Location
- Erode, Tamil Nadu India 11°19′22″N 77°40′33″E﻿ / ﻿11.322694°N 77.6758476°E

Information
- Principal: Mr.R.Sridhar

= Bharathi Vidya Bhavan =

Bharathi Vidya Bhavan is a co-educational residential senior secondary school in Erode in the state of Tamil Nadu, India. It was founded in 1978. The school is run by the family of Bharat Ratna Chidambaram Subramaniam, particularly his eldest son-in-law Dr. L.M. Ramakrishnan who serves as the school's correspondent, and his daughter Dr. Aruna Ramakrishnan as its president. It is the highest-ranked school in the Erode district in terms of academics and sports. The school is administrated by its principal R. Sridhar and its vice-principal S. Ramesh Kumar.

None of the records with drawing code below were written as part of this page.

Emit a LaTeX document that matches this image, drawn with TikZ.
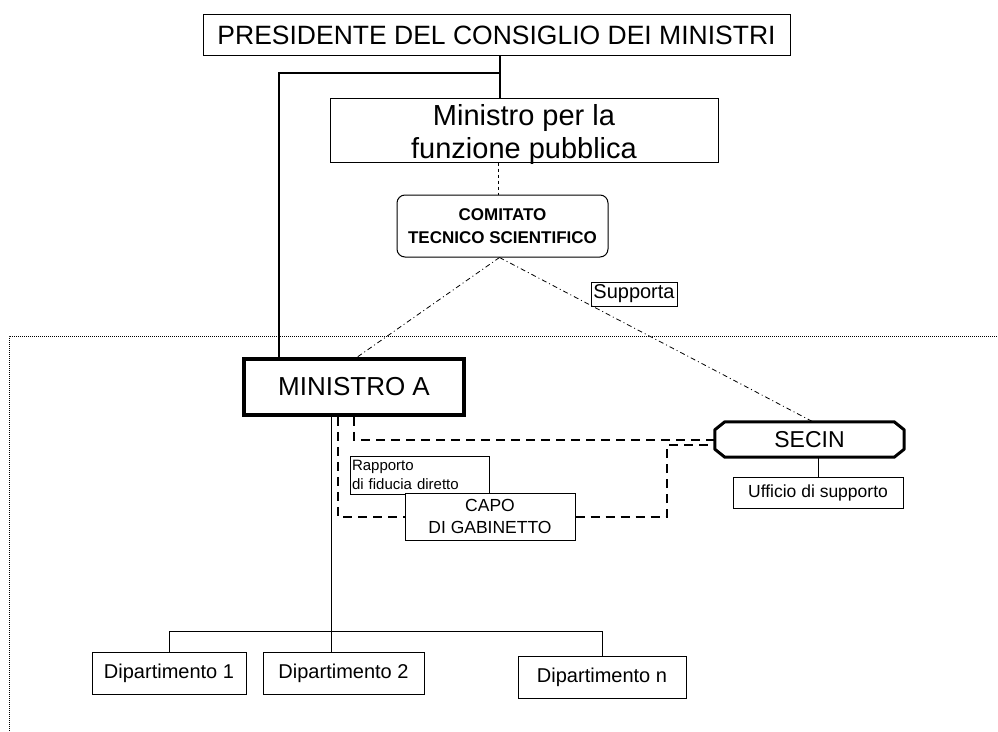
\documentclass[tikz,border=0pt]{standalone}
\usepackage{fontspec}
\setmainfont{Liberation Sans}

\begin{document}
\begin{tikzpicture}[x=1pt,y=-1pt]%
  \tikzstyle{boxn}=[rectangle,draw,fill=white,line width=1pt,inner sep=0pt,align=center]
  \tikzstyle{dept}=[boxn,minimum height=42pt,font=\fontsize{20}{24}\selectfont]
  \tikzstyle{dashn}=[line width=2pt,dash pattern=on 9pt off 6pt]
  \tikzstyle{dashdotn}=[line width=0.8pt,dash pattern=on 5pt off 3pt on 1pt off 3pt]
  \useasboundingbox (0,0) rectangle (998,731);
  \node(pres)[boxn,minimum width=587pt,minimum height=41pt,font=\fontsize{26.5}{30}\selectfont] at (496.5,35) {PRESIDENTE DEL CONSIGLIO DEI MINISTRI};
  \node(mfp)[boxn,minimum width=388pt,minimum height=64pt] at (524,130) {};
  \node(mfpt)[align=center,inner sep=0pt,font=\fontsize{29}{33}\selectfont] at (524,134) {Ministro per la\\funzione pubblica};
  \node(cts)[boxn,rounded corners=8pt,minimum width=211pt,minimum height=62pt,font=\fontsize{17}{23}\selectfont\bfseries] at (502.5,226) {COMITATO\\TECNICO SCIENTIFICO};
  \node(supp)[boxn,minimum width=86pt,minimum height=24pt,font=\fontsize{20}{24}\selectfont] at (634,294) {Supporta};
  \node(minA)[boxn,line width=3.5pt,minimum width=220pt,minimum height=56pt,font=\fontsize{26}{30}\selectfont] at (354,387) {MINISTRO A};
  \node(secin)[rectangle,fill=white,inner sep=0pt,minimum width=189pt,minimum height=35pt,font=\fontsize{23}{26}\selectfont] at (809.5,439.5) {SECIN};
  \node(uff)[boxn,minimum width=170pt,minimum height=31pt,font=\fontsize{17.5}{21}\selectfont] at (818,492.5) {Ufficio di supporto};
  \node(rapp)[boxn,align=left,text width=135pt,minimum height=38pt,inner sep=2pt,font=\fontsize{15}{19}\selectfont] at (419.5,475) {Rapporto\\di fiducia diretto};
  \node(capo)[boxn,minimum width=170pt,minimum height=47pt,font=\fontsize{17.5}{22}\selectfont] at (490,516.5) {CAPO\\DI GABINETTO};
  \node(dip1)[dept,minimum width=154pt] at (169,673) {Dipartimento 1};
  \node(dip2)[dept,minimum width=161pt] at (343.5,673) {Dipartimento 2};
  \node(dipn)[dept,minimum width=168pt] at (602,677) {Dipartimento n};
  \draw[line width=3pt,line join=round] ([xshift=10pt]secin.north west) -- ([xshift=-10pt]secin.north east)
    -- ([yshift=-8pt]secin.north east) -- ([yshift=8pt]secin.south east) -- ([xshift=-10pt]secin.south east)
    -- ([xshift=10pt]secin.south west) -- ([yshift=8pt]secin.south west) -- ([yshift=-8pt]secin.north west) -- cycle;
  \coordinate (j1) at (500,73);
  \coordinate (k) at (667,445);
  \coordinate (br) at (331,631);
  \coordinate (f1) at (9,731);
  \coordinate (f2) at (9,336);
  \coordinate (f3) at (998,336);
  \draw[line width=2pt] (pres.south -| j1) -- (mfp.north -| j1);
  \draw[line width=2pt] (j1) -| ([xshift=-75pt]minA.north);
  \draw[dashed,line width=0.8pt] ([xshift=-4pt]mfp.south -| cts.north) -- ([xshift=-4pt]cts.north);
  \draw[dashdotn] ([xshift=-3pt]cts.south) -- ([xshift=3pt]minA.north);
  \draw[dashdotn] ([xshift=-3pt]cts.south) -- ([xshift=3.5pt]secin.north);
  \draw[densely dotted,line width=1pt] (f1) -- (f2) -- (f3);
  \draw[dashn] ([xshift=-16pt]minA.south) |- (capo.west);
  \draw[dashn] (capo.east) -| (k) -- (secin.west |- k);
  \draw[dashn] (minA.south) |- (secin.west);
  \draw[line width=1pt] (secin.south -| uff.north) -- (uff.north);
  \draw[line width=1pt] (minA.south -| br) -- (dip2.north -| br);
  \draw[line width=1pt] (dip1.north) |- (dipn.north |- br) -- (dipn.north);
\end{tikzpicture}
\end{document}
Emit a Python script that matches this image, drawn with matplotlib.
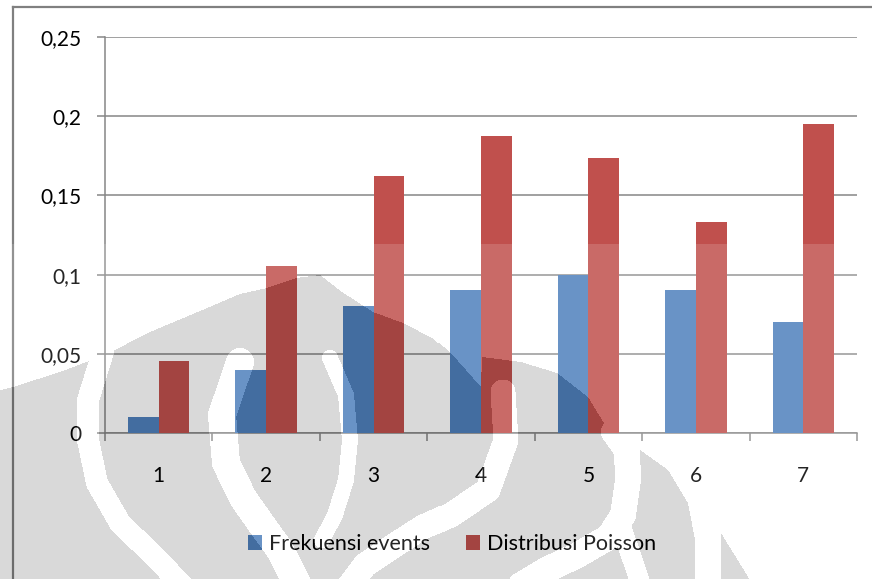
import numpy as np
import matplotlib
matplotlib.use("Agg")
import matplotlib.pyplot as plt
from matplotlib.path import Path
from matplotlib.lines import Line2D

# data
categories = ["1", "2", "3", "4", "5", "6", "7"]
frekuensi = [0.01, 0.04, 0.08, 0.09, 0.10, 0.09, 0.07]
poisson = [0.0455, 0.1054, 0.162, 0.1875, 0.1734, 0.1334, 0.195]
ytick_vals = [0, 0.05, 0.1, 0.15, 0.2, 0.25]
ytick_labels = ["0", "0,05", "0,1", "0,15", "0,2", "0,25"]

W_PX, H_PX = 872, 579
GRID = "#868686"

plt.rcParams["font.family"] = ["Lato", "DejaVu Sans"]

fig = plt.figure(figsize=(W_PX / 100, H_PX / 100), dpi=100)
ax = fig.add_axes([105 / W_PX, 1 - 433 / H_PX, (857 - 105) / W_PX, (433 - 37) / H_PX])

x = np.arange(len(categories))
w = 0.2857
ax.bar(x - w / 2, frekuensi, w, color="#4F81BD", label="Frekuensi events", zorder=3)
ax.bar(x + w / 2, poisson, w, color="#C0504D", label="Distribusi Poisson", zorder=3)

ax.set_xlim(-0.5, len(categories) - 0.5)
ax.set_ylim(0, 0.25)
ax.set_yticks(ytick_vals, ytick_labels)
ax.yaxis.grid(True, color=GRID, lw=1.1)
ax.set_axisbelow(True)
for s in ("top", "right"):
    ax.spines[s].set_visible(False)
for s in ("left", "bottom"):
    ax.spines[s].set_color(GRID)
    ax.spines[s].set_linewidth(1.1)

ax.tick_params(axis="y", length=6, width=1.1, color=GRID, pad=11, labelsize=15)
ax.set_xticks(x, categories)
ax.tick_params(axis="x", which="major", length=0, pad=24, labelsize=15)
ax.set_xticks(np.arange(-0.5, len(categories), 1), minor=True)
ax.tick_params(axis="x", which="minor", length=6, width=1.1, color=GRID)

fig.legend(loc="center", bbox_to_anchor=(452 / W_PX, 1 - 544 / H_PX), ncol=2,
           frameon=False, fontsize=15.5, handlelength=0.65, handleheight=0.65,
           handletextpad=0.3, columnspacing=1.7)

# chart frame (left and top edges)
fig.add_artist(Line2D([13 / W_PX, 13 / W_PX], [0, 1 - 7 / H_PX], color="#808080",
                      lw=1.6, transform=fig.transFigure))
fig.add_artist(Line2D([13 / W_PX, 1], [1 - 7 / H_PX, 1 - 7 / H_PX], color="#808080",
                      lw=1.6, transform=fig.transFigure))

# faint logo watermark over the lower part of the page (pixel coords, y down)
logo_body = [(-10, 600), (-10, 393), (13, 387), (60, 372), (105, 355), (150, 332),
             (200, 311), (240, 294), (267, 288), (296, 278), (320, 275), (342, 292),
             (373, 312), (403, 323), (432, 338), (449, 352), (480, 387), (481, 357),
             (520, 362), (556, 373), (587, 397), (609, 433), (635, 447), (667, 470),
             (687, 503), (694, 540), (694, 600)]
logo_tip = [(720, 533), (749, 580), (720, 580)]
logo_gaps = [
    ([(103, 352), (88, 400), (88, 440), (97, 483), (120, 523), (155, 557), (182, 585)], 22),
    ([(240, 362), (222, 415), (226, 463), (243, 498), (262, 525), (280, 550), (298, 585)], 28),
    ([(330, 358), (346, 395), (350, 440), (346, 480), (335, 515), (322, 540)], 16),
    ([(502, 392), (505, 440), (487, 490), (450, 515), (423, 527), (395, 545),
      (365, 565), (350, 585)], 25),
    ([(613, 432), (626, 450), (627, 480), (622, 515), (608, 537), (575, 556),
      (545, 570), (520, 585)], 26),
    ([(618, 520), (640, 585)], 20),
]


def dist_to_polyline(px, py, line):
    d = np.full(px.shape, np.inf)
    for (x0, y0), (x1, y1) in zip(line[:-1], line[1:]):
        dx, dy = x1 - x0, y1 - y0
        t = np.clip(((px - x0) * dx + (py - y0) * dy) / (dx * dx + dy * dy), 0, 1)
        d = np.minimum(d, np.hypot(px - x0 - t * dx, py - y0 - t * dy))
    return d


yy, xx = np.mgrid[0:H_PX, 0:W_PX] + 0.5
pts = np.column_stack([xx.ravel(), yy.ravel()])
gray = Path(logo_body).contains_points(pts) | Path(logo_tip).contains_points(pts)
for line, width in logo_gaps:
    gray &= dist_to_polyline(pts[:, 0], pts[:, 1], line) >= width / 2
gray = gray.reshape(H_PX, W_PX)

rgba = np.zeros((H_PX, W_PX, 4))
rgba[(yy >= 244) & ~gray] = [1, 1, 1, 0.15]
rgba[gray] = [0, 0, 0, 0.15]

ov = fig.add_axes([0, 0, 1, 1], zorder=10)
ov.imshow(rgba, extent=(0, W_PX, H_PX, 0), interpolation="nearest", aspect="auto")
ov.set_xlim(0, W_PX)
ov.set_ylim(H_PX, 0)
ov.axis("off")

fig.savefig("out.png", dpi=100)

It follows the State Board of Tamil Nadu. It has two branches in Erode which follows Central Board of Secondary Education - The BVB School and CS Academy

In 2012 the Bharathi Vidya Bhavan was the most expensive school in Chennai.

==Classes==

There are separate buildings for each block (KG, Class 1 to Class 5, Class 6 to Class 8, Class 9 and Class 10, Class 11 and Class 12) adequately separated.

Primary Block

The Primary Block has labs for the subjects of English, Maths, Computer Science and Science. It has weekly classes for Music, Drawing, Hindi and GK. Class 1 to Class 3 deal with Crayons while Class 4 and Class 5 deal with watercolours paint in their Drawing Classes. They also have 2 PT classes and 2 Swimming classes per week. They have an English Reading Class to improve their vocal skills. They have Computer Science as a supplementary subject to improve their technical skills. They also have Library periods to get them introduced with books. There is a hall having projector and AC facilities named the Gandhi Hall (in honour of Mahatma Gandhi)

Middle Block

The Middle Block has labs for the subjects of Physical Science, Biology, Social Sciences,Computer Science, Craft, English and Maths.The Middle Block introduces Crafts Period for Class 6 and Class 7. Class 6 and Class 7 deal with Water Colours while Class 8 is introduced to Acrylic Paint. The students in the Middle Block are taught the basics of coding in their Computer Science classes.

Secondary Block

The Secondary Block has labs for English, Physics, Chemistry and Biology. The Computer Science Class is suspended for these 2 years only to be re-introduces in Class 11. There is a mini-auditorium with digital screen, AC and stage facilities named the CS Hall (in honour of late C. Subramanium) and a hall for writing exams which can accommodate over 150 students named the Rajaji Hall (in honour of C. Rajagopaalachari).

Higher Secondary Block

The Higher Secondary Block has labs for Physics, Chemistry, Biology and Computer Science. There are rooms equipped with projectors and AC for visual learning. There is hall for writing exams which can accommodate nearly 200 students named the Kamaraj Hall (in honour of Kamarajar). The student of Class 11 can opt between 3 groups - Biology Maths, Computer Science Maths and Commerce (Business Maths or Computer Applications). They can also choose their Second Language from Tamil and Sanskrit.

The school has 4 basketball courts (1 wood-floored, 1 cement-floored, 2 thar-floored), clay tennis court, 3 volleyball courts (1 thar-floored, 2 clay floored), swimming pool, 2 cricket nets, assembly area, mini stadium and a football ground.

==Houses==
The school students are divided into four houses and interhouse competitions are held each year. Students are nominated as office bearers leading the houses in order to teach leadership qualities. The name of the houses are Gandhi, Tagore, Nehru and Vivekananda.

==Extra-curricular activities==
Students attending the school are often referred as Bharathian. Bharathians play inter-school matches in sports like basketball, volleyball, tennis, table tennis, football and athletics. It has an indoor stadium for basketball, badminton, and volleyball.

Co-curricular activities include drawing, painting, handicraft, sewing and vocal and instrumental music.